(begin)
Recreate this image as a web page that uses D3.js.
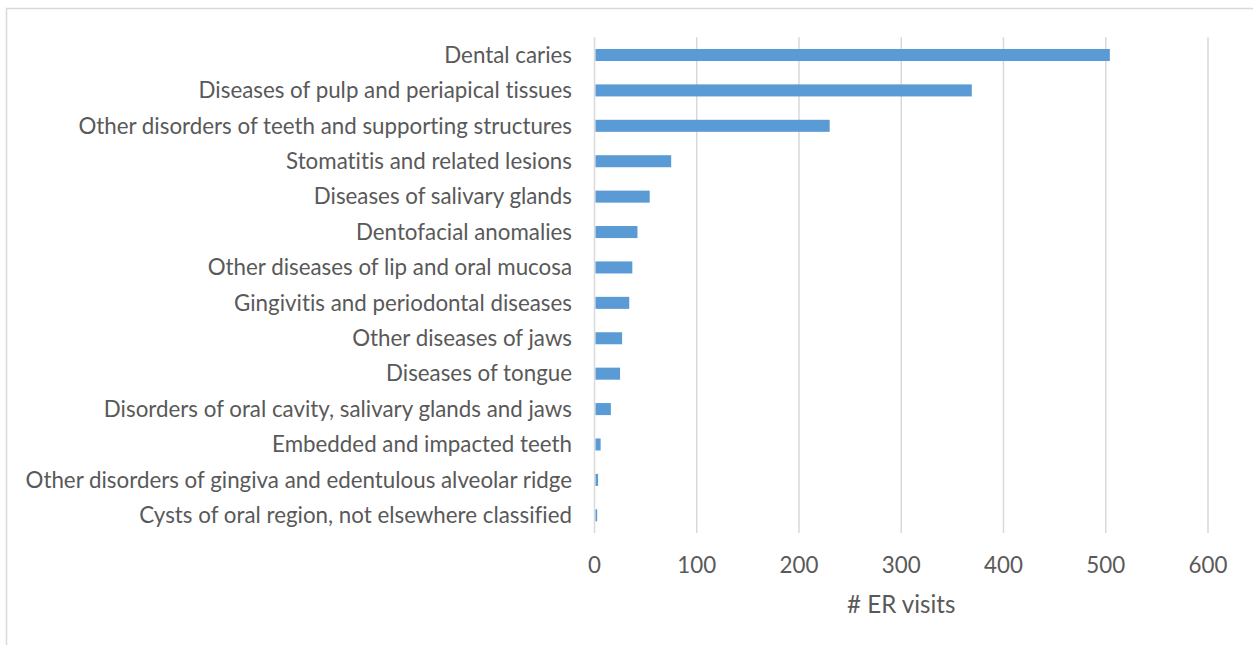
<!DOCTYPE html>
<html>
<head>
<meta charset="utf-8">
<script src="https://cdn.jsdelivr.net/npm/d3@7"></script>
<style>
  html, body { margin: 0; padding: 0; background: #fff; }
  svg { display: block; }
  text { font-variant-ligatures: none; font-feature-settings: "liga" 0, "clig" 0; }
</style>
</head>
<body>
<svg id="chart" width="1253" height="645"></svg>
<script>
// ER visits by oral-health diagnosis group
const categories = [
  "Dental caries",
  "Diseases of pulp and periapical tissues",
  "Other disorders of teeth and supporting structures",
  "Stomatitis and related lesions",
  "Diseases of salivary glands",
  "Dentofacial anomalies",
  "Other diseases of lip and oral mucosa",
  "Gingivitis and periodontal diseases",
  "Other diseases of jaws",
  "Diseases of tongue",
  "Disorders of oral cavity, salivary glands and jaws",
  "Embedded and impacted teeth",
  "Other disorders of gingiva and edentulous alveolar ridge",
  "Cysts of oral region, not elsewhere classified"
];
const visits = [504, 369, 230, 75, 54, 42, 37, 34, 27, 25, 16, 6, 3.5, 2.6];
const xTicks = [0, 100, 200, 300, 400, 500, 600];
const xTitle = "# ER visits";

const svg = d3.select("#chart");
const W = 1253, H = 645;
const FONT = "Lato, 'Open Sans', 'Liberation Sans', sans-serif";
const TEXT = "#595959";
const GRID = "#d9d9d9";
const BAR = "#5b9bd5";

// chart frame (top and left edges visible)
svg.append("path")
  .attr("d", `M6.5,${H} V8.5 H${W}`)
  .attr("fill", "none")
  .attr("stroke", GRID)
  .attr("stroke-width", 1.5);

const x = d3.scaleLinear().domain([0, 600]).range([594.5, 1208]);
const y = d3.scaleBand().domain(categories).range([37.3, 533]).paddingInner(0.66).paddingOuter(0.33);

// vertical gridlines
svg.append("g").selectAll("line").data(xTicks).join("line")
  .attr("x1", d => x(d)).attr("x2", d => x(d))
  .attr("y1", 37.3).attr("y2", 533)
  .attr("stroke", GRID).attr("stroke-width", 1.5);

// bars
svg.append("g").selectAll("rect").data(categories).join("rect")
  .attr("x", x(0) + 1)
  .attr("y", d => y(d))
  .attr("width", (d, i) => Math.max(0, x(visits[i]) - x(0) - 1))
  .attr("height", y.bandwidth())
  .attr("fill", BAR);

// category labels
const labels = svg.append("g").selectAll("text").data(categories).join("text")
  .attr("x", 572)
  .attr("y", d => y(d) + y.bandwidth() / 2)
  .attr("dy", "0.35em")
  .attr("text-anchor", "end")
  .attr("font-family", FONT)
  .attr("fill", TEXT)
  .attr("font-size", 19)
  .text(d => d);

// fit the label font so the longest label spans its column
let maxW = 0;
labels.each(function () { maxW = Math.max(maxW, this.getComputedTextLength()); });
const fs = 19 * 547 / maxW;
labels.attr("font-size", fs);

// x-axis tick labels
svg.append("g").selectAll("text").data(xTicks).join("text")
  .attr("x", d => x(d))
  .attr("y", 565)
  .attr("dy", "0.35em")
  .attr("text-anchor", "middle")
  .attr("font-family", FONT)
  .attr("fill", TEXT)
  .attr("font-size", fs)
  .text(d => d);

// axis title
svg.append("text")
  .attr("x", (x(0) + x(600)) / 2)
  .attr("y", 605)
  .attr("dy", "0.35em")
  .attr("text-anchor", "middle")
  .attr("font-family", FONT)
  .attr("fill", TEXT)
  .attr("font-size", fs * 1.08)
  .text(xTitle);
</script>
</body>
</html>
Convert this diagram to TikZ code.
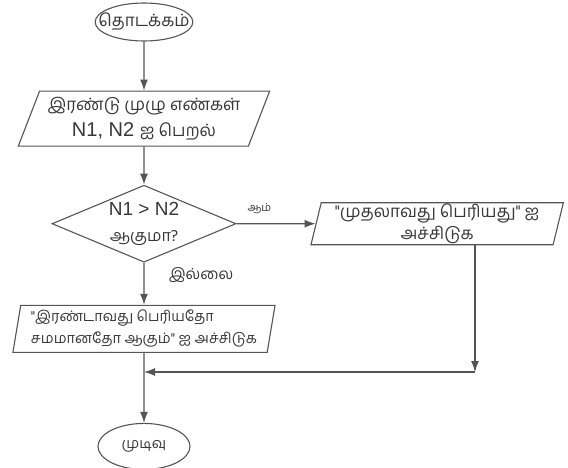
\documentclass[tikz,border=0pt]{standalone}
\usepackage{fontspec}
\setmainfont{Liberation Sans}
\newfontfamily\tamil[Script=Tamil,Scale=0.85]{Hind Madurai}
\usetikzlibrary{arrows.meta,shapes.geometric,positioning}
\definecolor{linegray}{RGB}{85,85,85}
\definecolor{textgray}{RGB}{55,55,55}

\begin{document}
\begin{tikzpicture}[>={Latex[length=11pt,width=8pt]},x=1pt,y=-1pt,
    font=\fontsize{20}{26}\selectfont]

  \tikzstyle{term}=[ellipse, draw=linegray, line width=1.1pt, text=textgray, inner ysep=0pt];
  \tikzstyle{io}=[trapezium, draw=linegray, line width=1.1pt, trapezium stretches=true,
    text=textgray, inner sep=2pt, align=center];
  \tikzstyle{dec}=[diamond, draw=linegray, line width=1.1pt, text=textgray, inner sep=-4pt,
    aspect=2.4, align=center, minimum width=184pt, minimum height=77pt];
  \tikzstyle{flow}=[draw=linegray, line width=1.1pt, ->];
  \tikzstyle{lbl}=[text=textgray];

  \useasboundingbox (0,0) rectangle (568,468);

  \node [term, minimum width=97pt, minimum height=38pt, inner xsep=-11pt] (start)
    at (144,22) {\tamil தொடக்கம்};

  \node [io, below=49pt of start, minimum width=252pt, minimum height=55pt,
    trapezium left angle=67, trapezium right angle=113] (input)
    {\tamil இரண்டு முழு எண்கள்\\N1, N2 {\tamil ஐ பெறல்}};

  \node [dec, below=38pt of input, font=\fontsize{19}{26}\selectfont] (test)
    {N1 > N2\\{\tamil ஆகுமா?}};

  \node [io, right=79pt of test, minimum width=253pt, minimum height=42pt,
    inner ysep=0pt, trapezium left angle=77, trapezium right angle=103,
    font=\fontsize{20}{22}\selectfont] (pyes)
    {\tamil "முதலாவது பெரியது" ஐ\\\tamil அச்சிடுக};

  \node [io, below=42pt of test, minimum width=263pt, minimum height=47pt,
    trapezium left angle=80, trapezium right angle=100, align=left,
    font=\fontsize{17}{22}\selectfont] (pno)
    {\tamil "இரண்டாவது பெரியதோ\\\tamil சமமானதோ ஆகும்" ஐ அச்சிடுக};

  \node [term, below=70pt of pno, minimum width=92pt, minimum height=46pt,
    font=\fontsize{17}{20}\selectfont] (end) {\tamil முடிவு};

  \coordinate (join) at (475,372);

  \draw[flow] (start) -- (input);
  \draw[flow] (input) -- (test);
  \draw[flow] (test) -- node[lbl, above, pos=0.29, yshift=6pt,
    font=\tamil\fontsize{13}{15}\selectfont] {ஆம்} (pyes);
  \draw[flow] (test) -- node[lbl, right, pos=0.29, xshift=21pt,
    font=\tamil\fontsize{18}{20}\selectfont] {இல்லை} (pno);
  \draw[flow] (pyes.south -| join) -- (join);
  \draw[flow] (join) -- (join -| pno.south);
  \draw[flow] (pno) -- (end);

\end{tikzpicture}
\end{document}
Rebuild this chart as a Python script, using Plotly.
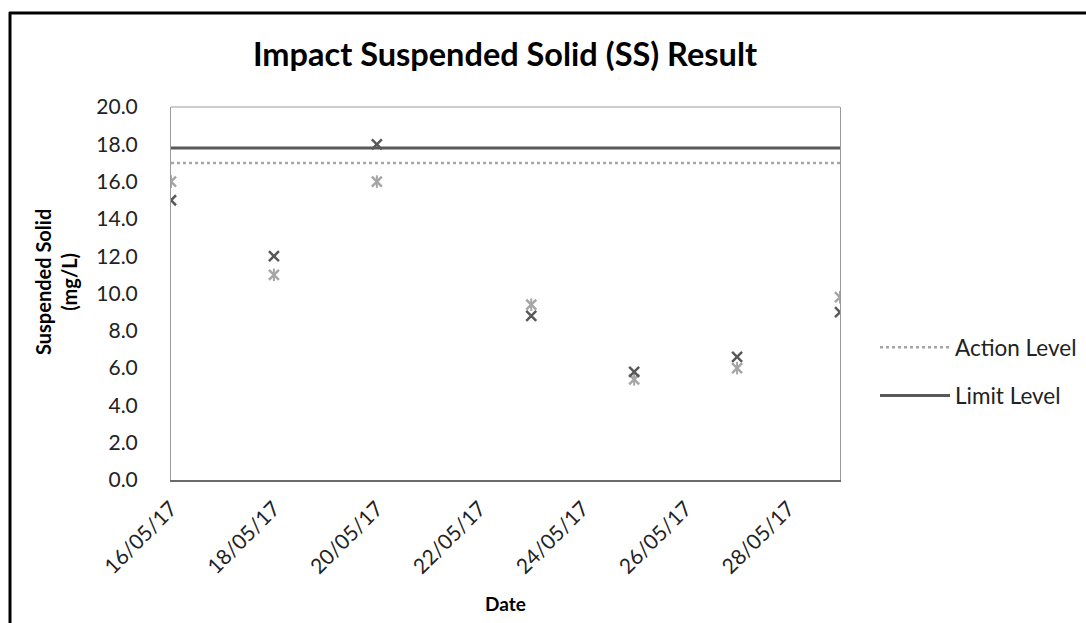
(end)
→ Work to do: Repeat every record precisely. Any picture among them stays out of the copy.

→ Full solution:
Recreate this image as a web page that uses D3.js.
<!DOCTYPE html>
<html>
<head>
<meta charset="utf-8">
<script src="https://cdn.jsdelivr.net/npm/d3@7"></script>
<style>
  html, body { margin: 0; padding: 0; background: #fff; }
  svg { display: block; }
  text { font-variant-ligatures: none; font-feature-settings: "liga" 0, "clig" 0; }
</style>
</head>
<body>
<svg id="chart" width="1253" height="645"></svg>
<script>
// ER visits by oral-health diagnosis group
const categories = [
  "Dental caries",
  "Diseases of pulp and periapical tissues",
  "Other disorders of teeth and supporting structures",
  "Stomatitis and related lesions",
  "Diseases of salivary glands",
  "Dentofacial anomalies",
  "Other diseases of lip and oral mucosa",
  "Gingivitis and periodontal diseases",
  "Other diseases of jaws",
  "Diseases of tongue",
  "Disorders of oral cavity, salivary glands and jaws",
  "Embedded and impacted teeth",
  "Other disorders of gingiva and edentulous alveolar ridge",
  "Cysts of oral region, not elsewhere classified"
];
const visits = [504, 369, 230, 75, 54, 42, 37, 34, 27, 25, 16, 6, 3.5, 2.6];
const xTicks = [0, 100, 200, 300, 400, 500, 600];
const xTitle = "# ER visits";

const svg = d3.select("#chart");
const W = 1253, H = 645;
const FONT = "Lato, 'Open Sans', 'Liberation Sans', sans-serif";
const TEXT = "#595959";
const GRID = "#d9d9d9";
const BAR = "#5b9bd5";

// chart frame (top and left edges visible)
svg.append("path")
  .attr("d", `M6.5,${H} V8.5 H${W}`)
  .attr("fill", "none")
  .attr("stroke", GRID)
  .attr("stroke-width", 1.5);

const x = d3.scaleLinear().domain([0, 600]).range([594.5, 1208]);
const y = d3.scaleBand().domain(categories).range([37.3, 533]).paddingInner(0.66).paddingOuter(0.33);

// vertical gridlines
svg.append("g").selectAll("line").data(xTicks).join("line")
  .attr("x1", d => x(d)).attr("x2", d => x(d))
  .attr("y1", 37.3).attr("y2", 533)
  .attr("stroke", GRID).attr("stroke-width", 1.5);

// bars
svg.append("g").selectAll("rect").data(categories).join("rect")
  .attr("x", x(0) + 1)
  .attr("y", d => y(d))
  .attr("width", (d, i) => Math.max(0, x(visits[i]) - x(0) - 1))
  .attr("height", y.bandwidth())
  .attr("fill", BAR);

// category labels
const labels = svg.append("g").selectAll("text").data(categories).join("text")
  .attr("x", 572)
  .attr("y", d => y(d) + y.bandwidth() / 2)
  .attr("dy", "0.35em")
  .attr("text-anchor", "end")
  .attr("font-family", FONT)
  .attr("fill", TEXT)
  .attr("font-size", 19)
  .text(d => d);

// fit the label font so the longest label spans its column
let maxW = 0;
labels.each(function () { maxW = Math.max(maxW, this.getComputedTextLength()); });
const fs = 19 * 547 / maxW;
labels.attr("font-size", fs);

// x-axis tick labels
svg.append("g").selectAll("text").data(xTicks).join("text")
  .attr("x", d => x(d))
  .attr("y", 565)
  .attr("dy", "0.35em")
  .attr("text-anchor", "middle")
  .attr("font-family", FONT)
  .attr("fill", TEXT)
  .attr("font-size", fs)
  .text(d => d);

// axis title
svg.append("text")
  .attr("x", (x(0) + x(600)) / 2)
  .attr("y", 605)
  .attr("dy", "0.35em")
  .attr("text-anchor", "middle")
  .attr("font-family", FONT)
  .attr("fill", TEXT)
  .attr("font-size", fs * 1.08)
  .text(xTitle);
</script>
</body>
</html>
Convert this diagram to TikZ code.
\documentclass[tikz,border=0pt]{standalone}
\usepackage{fontspec}
\setmainfont{Liberation Sans}
\newfontfamily\tamil[Script=Tamil,Scale=0.85]{Hind Madurai}
\usetikzlibrary{arrows.meta,shapes.geometric,positioning}
\definecolor{linegray}{RGB}{85,85,85}
\definecolor{textgray}{RGB}{55,55,55}

\begin{document}
\begin{tikzpicture}[>={Latex[length=11pt,width=8pt]},x=1pt,y=-1pt,
    font=\fontsize{20}{26}\selectfont]

  \tikzstyle{term}=[ellipse, draw=linegray, line width=1.1pt, text=textgray, inner ysep=0pt];
  \tikzstyle{io}=[trapezium, draw=linegray, line width=1.1pt, trapezium stretches=true,
    text=textgray, inner sep=2pt, align=center];
  \tikzstyle{dec}=[diamond, draw=linegray, line width=1.1pt, text=textgray, inner sep=-4pt,
    aspect=2.4, align=center, minimum width=184pt, minimum height=77pt];
  \tikzstyle{flow}=[draw=linegray, line width=1.1pt, ->];
  \tikzstyle{lbl}=[text=textgray];

  \useasboundingbox (0,0) rectangle (568,468);

  \node [term, minimum width=97pt, minimum height=38pt, inner xsep=-11pt] (start)
    at (144,22) {\tamil தொடக்கம்};

  \node [io, below=49pt of start, minimum width=252pt, minimum height=55pt,
    trapezium left angle=67, trapezium right angle=113] (input)
    {\tamil இரண்டு முழு எண்கள்\\N1, N2 {\tamil ஐ பெறல்}};

  \node [dec, below=38pt of input, font=\fontsize{19}{26}\selectfont] (test)
    {N1 > N2\\{\tamil ஆகுமா?}};

  \node [io, right=79pt of test, minimum width=253pt, minimum height=42pt,
    inner ysep=0pt, trapezium left angle=77, trapezium right angle=103,
    font=\fontsize{20}{22}\selectfont] (pyes)
    {\tamil "முதலாவது பெரியது" ஐ\\\tamil அச்சிடுக};

  \node [io, below=42pt of test, minimum width=263pt, minimum height=47pt,
    trapezium left angle=80, trapezium right angle=100, align=left,
    font=\fontsize{17}{22}\selectfont] (pno)
    {\tamil "இரண்டாவது பெரியதோ\\\tamil சமமானதோ ஆகும்" ஐ அச்சிடுக};

  \node [term, below=70pt of pno, minimum width=92pt, minimum height=46pt,
    font=\fontsize{17}{20}\selectfont] (end) {\tamil முடிவு};

  \coordinate (join) at (475,372);

  \draw[flow] (start) -- (input);
  \draw[flow] (input) -- (test);
  \draw[flow] (test) -- node[lbl, above, pos=0.29, yshift=6pt,
    font=\tamil\fontsize{13}{15}\selectfont] {ஆம்} (pyes);
  \draw[flow] (test) -- node[lbl, right, pos=0.29, xshift=21pt,
    font=\tamil\fontsize{18}{20}\selectfont] {இல்லை} (pno);
  \draw[flow] (pyes.south -| join) -- (join);
  \draw[flow] (join) -- (join -| pno.south);
  \draw[flow] (pno) -- (end);

\end{tikzpicture}
\end{document}
Rebuild this chart as a Python script, using Plotly.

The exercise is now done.